Mystic City is a politically complicated novel with twists, turns, betrayals, and suspense. Based loosely on Romeo and Juliet--but with some twists--the novel follows the intrigues of city politics through Aria's eyes as she learns just how depraved her family and their supporters really are and just how badly they've been treating the mystics. For all the complications, however, it's never too difficult to follow or to keep track of the many threads running through it. The ending is surprising for a YA novel, going practically full Shakespeare (which will make sense when you've read it, but I don't want to spoil it).

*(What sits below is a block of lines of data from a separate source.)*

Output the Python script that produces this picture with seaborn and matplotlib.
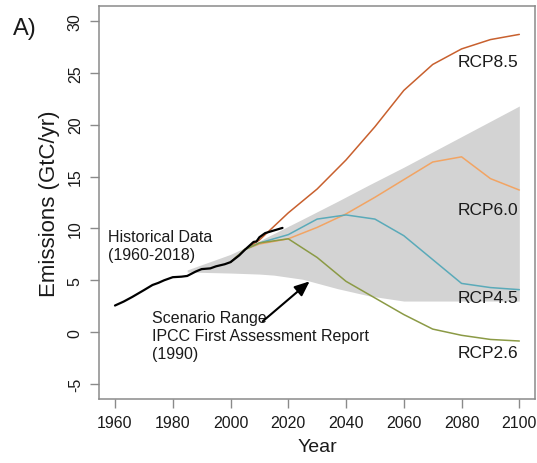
import matplotlib
matplotlib.use("Agg")
import matplotlib.pyplot as plt
import seaborn as sns
import numpy as np
import pandas as pd

# Historical fossil CO2 emissions (GtC/yr)
hist_years = [1960, 1963, 1966, 1970, 1973, 1975, 1977, 1980, 1983, 1985,
              1988, 1990, 1993, 1995, 1998, 2000, 2003, 2005, 2008, 2009,
              2010, 2012, 2015, 2018]
hist_values = [2.57, 2.95, 3.40, 4.05, 4.55, 4.75, 5.00, 5.30, 5.35, 5.42,
               5.85, 6.08, 6.15, 6.35, 6.55, 6.75, 7.40, 7.95, 8.70, 8.75,
               9.15, 9.55, 9.80, 10.05]

# RCP pathways
rcp_years = [2000, 2005, 2010, 2020, 2030, 2040, 2050, 2060, 2070, 2080, 2090, 2100]
rcp85 = [6.74, 7.97, 8.88, 11.5, 13.8, 16.6, 19.8, 23.3, 25.8, 27.3, 28.2, 28.7]
rcp60 = [6.74, 7.97, 8.5, 9.0, 10.1, 11.4, 13.0, 14.7, 16.4, 16.9, 14.8, 13.7]
rcp45 = [6.74, 7.97, 8.6, 9.4, 10.9, 11.3, 10.9, 9.3, 7.0, 4.7, 4.3, 4.1]
rcp26 = [6.74, 7.97, 8.6, 9.0, 7.2, 4.9, 3.3, 1.7, 0.3, -0.3, -0.7, -0.85]

# IPCC FAR scenario range
range_years = [1985, 2000, 2010, 2015, 2025, 2037, 2048, 2060, 2100]
range_upper = [6.0, 7.5, 8.8, 9.5, 10.9, 12.6, 14.2, 15.9, 21.8]
range_lower = [5.8, 5.7, 5.6, 5.5, 5.1, 4.2, 3.5, 3.0, 3.0]

x_ticks = [1960, 1980, 2000, 2020, 2040, 2060, 2080, 2100]
y_ticks = [-5, 0, 5, 10, 15, 20, 25, 30]

sns.set_style("white")
plt.rcParams["font.family"] = ["Liberation Sans", "DejaVu Sans"]

fig = plt.figure(figsize=(5.37, 4.64), dpi=100)
ax = fig.add_axes([0.184, 0.1388, 0.8132, 0.8453])

# scenario range band
band_x = np.arange(1985, 2101)
upper_i = np.interp(band_x, range_years, range_upper)
lower_i = np.interp(band_x, range_years, range_lower)
ax.fill_between(band_x, lower_i, upper_i, color="#d3d3d3", lw=0, zorder=1)

series = [
    ("RCP8.5", rcp85, "#c8602e"),
    ("RCP6.0", rcp60, "#f2a463"),
    ("RCP4.5", rcp45, "#5aaab9"),
    ("RCP2.6", rcp26, "#8b9a45"),
]
for name, vals, col in series:
    df = pd.DataFrame({"Year": rcp_years, "Emissions": vals})
    sns.lineplot(data=df, x="Year", y="Emissions", ax=ax, color=col,
                 lw=1.1, zorder=3)

hist_df = pd.DataFrame({"Year": hist_years, "Emissions": hist_values})
sns.lineplot(data=hist_df, x="Year", y="Emissions", ax=ax, color="black",
             lw=1.6, zorder=4)

ax.set_xlim(1954.4, 2105.6)
ax.set_ylim(-6.4, 31.4)
ax.set_xticks(x_ticks)
ax.set_yticks(y_ticks)
ax.set_yticklabels([str(v) for v in y_ticks], rotation=90, va="center")

txt = "#1a1a1a"
ax.tick_params(axis="both", which="both", direction="out", length=6.5,
               width=1.0, color="#8a8a8a", labelsize=11.5, labelcolor=txt,
               pad=5, left=True, bottom=True)
for sp in ax.spines.values():
    sp.set_visible(True)
    sp.set_color("#8a8a8a")
    sp.set_linewidth(1.1)

ax.set_xlabel("Year", fontsize=14, color=txt, labelpad=6)
ax.set_ylabel("Emissions (GtC/yr)", fontsize=16, color=txt, labelpad=6)

# series labels
for name, yv in [("RCP8.5", 26.1), ("RCP6.0", 11.8), ("RCP4.5", 3.3), ("RCP2.6", -2.0)]:
    ax.text(2099.5, yv, name, ha="right", va="center", fontsize=12.5, color=txt)

ax.text(1957.6, 8.4, "Historical Data\n(1960-2018)", ha="left", va="center",
        fontsize=11.5, color=txt, linespacing=1.25)
ax.text(1972.8, -0.34, "Scenario Range\nIPCC First Assessment Report\n(1990)",
        ha="left", va="center", fontsize=11.5, color=txt, linespacing=1.25)
ax.annotate("", xy=(2027.4, 4.9), xytext=(2011.2, 1.06),
            arrowprops=dict(arrowstyle="-|>,head_length=0.9,head_width=0.38",
                            color="black", lw=1.5, shrinkA=0, shrinkB=0),
            zorder=5)

fig.text(0.047, 0.938, "A)", fontsize=17, color=txt, ha="center", va="center")

fig.savefig("out.png", dpi=100)
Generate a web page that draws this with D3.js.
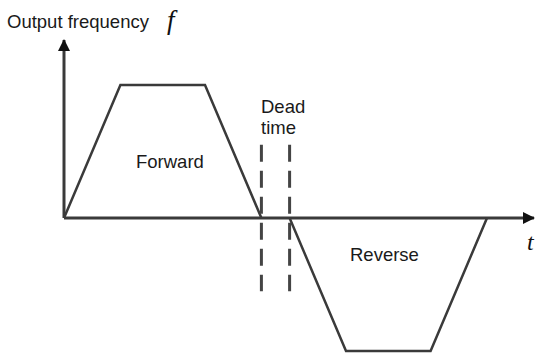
<!doctype html>
<html>
<head>
<style>
  body { margin: 0; background: #fff; }
  .lbl { font-family: Arial, "Liberation Sans", sans-serif; font-size: 18.5px; fill: #1a1a1a; }
</style>
<script src="https://d3js.org/d3.v7.min.js"></script>
</head>
<body>
<svg id="chart" width="536" height="353"></svg>
<script>
// frequency profile: forward run, dead time, reverse run
var forwardT = [0, 2, 5, 7];
var forwardF = [0, 1, 1, 0];
var reverseT = [8, 10, 13, 15];
var reverseF = [0, -1, -1, 0];
var deadT = [7, 8];
var deadRange = [0.55, -0.55];

var svg = d3.select("#chart");

var x = d3.scaleLinear().domain([0, 15]).range([64, 487]);
var y = d3.scaleLinear().domain([-1, 1]).range([351, 85]);

var ink = "#3a3a3a";

svg.append("defs").append("marker")
   .attr("id", "arrow")
   .attr("viewBox", "0 0 12 12")
   .attr("refX", 11).attr("refY", 6)
   .attr("markerWidth", 12).attr("markerHeight", 12)
   .attr("markerUnits", "userSpaceOnUse")
   .attr("orient", "auto")
   .append("path")
   .attr("d", "M0,0 L12,6 L0,12 Z")
   .attr("fill", "#111");

// axes
svg.append("line")
   .attr("x1", x(0)).attr("y1", y(0))
   .attr("x2", x(0)).attr("y2", 40)
   .attr("stroke", ink).attr("stroke-width", 3)
   .attr("marker-end", "url(#arrow)");

svg.append("line")
   .attr("x1", x(0)).attr("y1", y(0))
   .attr("x2", 534).attr("y2", y(0))
   .attr("stroke", ink).attr("stroke-width", 3)
   .attr("marker-end", "url(#arrow)");

var line = d3.line()
    .x(function(d) { return x(d[0]); })
    .y(function(d) { return y(d[1]); });

svg.append("path")
   .attr("d", line(d3.zip(forwardT, forwardF)))
   .attr("fill", "none").attr("stroke", ink).attr("stroke-width", 2.5)
   .attr("stroke-linejoin", "miter");

svg.append("path")
   .attr("d", line(d3.zip(reverseT, reverseF)))
   .attr("fill", "none").attr("stroke", ink).attr("stroke-width", 2.5)
   .attr("stroke-linejoin", "miter");

svg.selectAll(".dead")
   .data(deadT)
   .enter().append("line")
   .attr("class", "dead")
   .attr("x1", function(d) { return x(d); })
   .attr("x2", function(d) { return x(d); })
   .attr("y1", y(deadRange[0]))
   .attr("y2", y(deadRange[1]))
   .attr("stroke", "#444").attr("stroke-width", 3)
   .attr("stroke-dasharray", "17,9");

// labels
svg.append("text").attr("class", "lbl")
   .attr("x", 7).attr("y", 28).attr("font-size", 19).text("Output frequency");
svg.append("text")
   .attr("x", 167).attr("y", 29)
   .attr("font-family", "'Liberation Serif', 'DejaVu Serif', serif")
   .attr("font-style", "italic").attr("font-size", 27)
   .attr("fill", "#111").text("f");
svg.append("text")
   .attr("x", 527).attr("y", 250)
   .attr("font-family", "'Liberation Serif', 'DejaVu Serif', serif")
   .attr("font-style", "italic").attr("font-size", 24)
   .attr("fill", "#111").text("t");

svg.append("text").attr("class", "lbl")
   .attr("x", 261).attr("y", 113).text("Dead");
svg.append("text").attr("class", "lbl")
   .attr("x", 261).attr("y", 134).text("time");
svg.append("text").attr("class", "lbl")
   .attr("x", 136).attr("y", 168).text("Forward");
svg.append("text").attr("class", "lbl")
   .attr("x", 350).attr("y", 261).text("Reverse");
</script>
</body>
</html>
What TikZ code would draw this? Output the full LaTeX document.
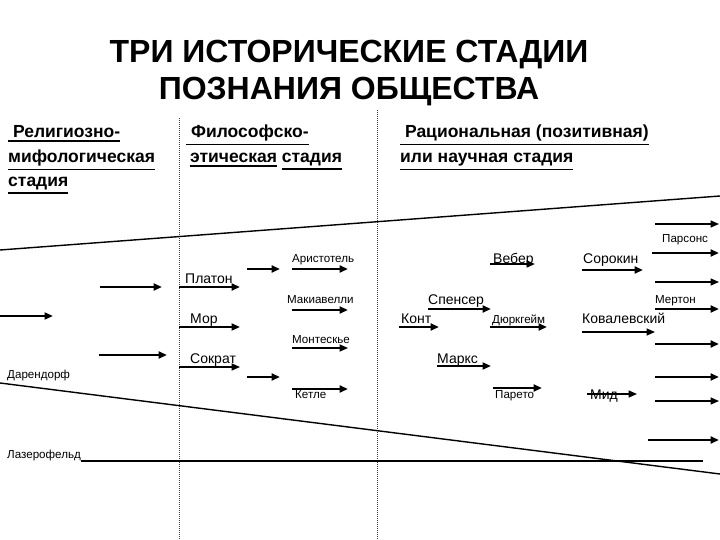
\documentclass[tikz,border=0pt]{standalone}
\usepackage{fontspec}
\setmainfont{Liberation Sans}
\usetikzlibrary{arrows.meta}
\newcommand\harrow[5]{\coordinate (#1a) at (#2,#4); \coordinate (#1b) at (#3,#4); \draw[#5] (#1a) -- (#1b);}
\newcommand\myul[1]{\leavevmode\vtop{\hbox{#1}\kern2pt\hrule height1.5pt}}
\begin{document}
\begin{tikzpicture}[x=1pt,y=-1pt,
  tip/.style={-{Triangle[length=8.5pt,width=7pt]}},
  thk/.style={tip,line width=2.8pt},
  med/.style={tip,line width=2pt},
  thn/.style={tip,line width=1.5pt},
  big/.style={inner sep=0pt,anchor=base west,font=\fontsize{14}{16}\selectfont},
  sml/.style={inner sep=0pt,anchor=base west,font=\fontsize{11.6}{13}\selectfont},
  hdr/.style={inner sep=0pt,anchor=base west,font=\fontsize{17.5}{20}\selectfont\bfseries},
  ttl/.style={inner sep=0pt,anchor=base,font=\fontsize{32}{36}\selectfont\bfseries},
  sep/.style={line width=0.9pt,dash pattern=on 1pt off 1pt,black!75},
  bound/.style={line width=1.4pt}]
\useasboundingbox (0,0) rectangle (720,540);
% title
\node[ttl] (t1) at (349,63) {ТРИ ИСТОРИЧЕСКИЕ СТАДИИ};
\node[ttl] (t2) at (349,100) {ПОЗНАНИЯ ОБЩЕСТВА};
% separators
\coordinate (s1a) at (179,118); \coordinate (s1b) at (179,540);
\coordinate (s2a) at (377,110); \coordinate (s2b) at (377,540);
\draw[sep] (s1a) -- (s1b);
\draw[sep] (s2a) -- (s2b);
% headers
\node[hdr] (h11) at (8,138) {\myul{\ Религиозно-}};
\node[hdr] (h12) at (8,163) {\myul{мифологическая}};
\node[hdr] (h13) at (8,187) {\myul{стадия}};
\node[hdr] (h21) at (186,138) {\myul{\ Философско-}};
\node[hdr] (h22) at (190,163) {\myul{этическая} \myul{стадия}};
\node[hdr] (h31) at (400,138) {\myul{\ Рациональная (позитивная)}};
\node[hdr] (h32) at (400,163) {\myul{или научная стадия}};
% boundary lines
\coordinate (u1) at (0,250); \coordinate (u2) at (720,196);
\draw[bound] (u1) -- (u2);
\coordinate (l1) at (0,383); \coordinate (l2) at (720,474);
\draw[bound] (l1) -- (l2);
% labels
\node[big] (platon) at (185,283) {Платон};
\node[big] (mor) at (190,323) {Мор};
\node[big] (sokrat) at (190,363) {Сократ};
\node[big] (veber) at (493,263) {Вебер};
\node[big] (sorokin) at (583,263) {Сорокин};
\node[big] (spenser) at (428,304) {Спенсер};
\node[big] (kont) at (401,323) {Конт};
\node[big] (kovalev) at (582,323) {Ковалевский};
\node[big] (marks) at (437,363) {Маркс};
\node[big] (mid) at (590,399) {Мид};
\node[sml] (arist) at (292,262) {Аристотель};
\node[sml] (makiav) at (287,303) {Макиавелли};
\node[sml] (montesk) at (292,343) {Монтескье};
\node[sml] (ketle) at (295,398) {Кетле};
\node[sml] (parsons) at (662,243) {Парсонс};
\node[sml] (merton) at (655,303) {Мертон};
\node[sml] (durk) at (492,323) {Дюркгейм};
\node[sml] (pareto) at (495,398) {Парето};
\node[sml] (darend) at (7,378) {Дарендорф};
\node[sml] (lazar) at (7,458) {Лазерофельд};
% Lazarsfeld line
\coordinate (lz) at (703,461);
\draw[line width=2.8pt] (lazar.base east) ++(0,3) -- (lz |- 0,461);
% arrows right edge
\harrow{r1}{655}{719}{224}{thn}
\harrow{r2}{652}{719}{253}{thk}
\harrow{r3}{655}{719}{282}{thn}
\harrow{r4}{655}{719}{309}{thk}
\harrow{r5}{655}{719}{344}{thk}
\harrow{r6}{655}{719}{377}{thk}
\harrow{r7}{655}{719}{401}{thn}
\harrow{r8}{648}{719}{440}{thk}
% arrows third column
\harrow{c1}{490}{535}{264}{med}
\harrow{c2}{582}{643}{270}{thk}
\harrow{c3}{428}{491}{309}{thk}
\harrow{c4}{399}{439}{327}{thk}
\harrow{c5}{490}{547}{327}{thk}
\harrow{c6}{582}{655}{332}{thn}
\harrow{c7}{437}{491}{366}{med}
\harrow{c8}{493}{542}{388}{thk}
\harrow{c9}{587}{637}{394}{thn}
% arrows first column
\harrow{f1}{100}{162}{287}{thk}
\harrow{f2}{0}{53}{316}{med}
\harrow{f3}{99}{167}{355}{thk}
% arrows second column
\harrow{m1}{179}{240}{287}{thk}
\harrow{m2}{179}{240}{327}{med}
\harrow{m3}{179}{240}{367}{thn}
\harrow{m4}{247}{280}{269}{thk}
\harrow{m5}{292}{348}{269}{thk}
\harrow{m6}{292}{348}{310}{thk}
\harrow{m7}{292}{348}{348}{thn}
\harrow{m8}{247}{280}{377}{thk}
\harrow{m9}{292}{348}{389}{thk}
\end{tikzpicture}
\end{document}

The one (fairly major) complaint I have is with the romance. Not that it exists, per se, or even that there's a triangle--because it's not a typical YA triangle, which I appreciated. What bugged me was how long it took Aria to figure out who the person she'd really had the torrid affair with was (I apologize for that sentence). I had it figured out by page 50-something; Aria didn't figure it out until he came right out and told her. Despite lots and lots and lots and LOTS of clues. Ridiculous numbers of clues. The only thing that might excuse her is that the love letters she has from those missing weeks are overwrought and overly flowery, which isn't how the Boy In Question speaks at all.
Otherwise, there's a very good concept here that's executed rather well and promises more good books to follow as Aria and the Boy In Question rebuild their lives and prepare to fight for equality for the mystics.
Mystic City will be available on October 9, 2012.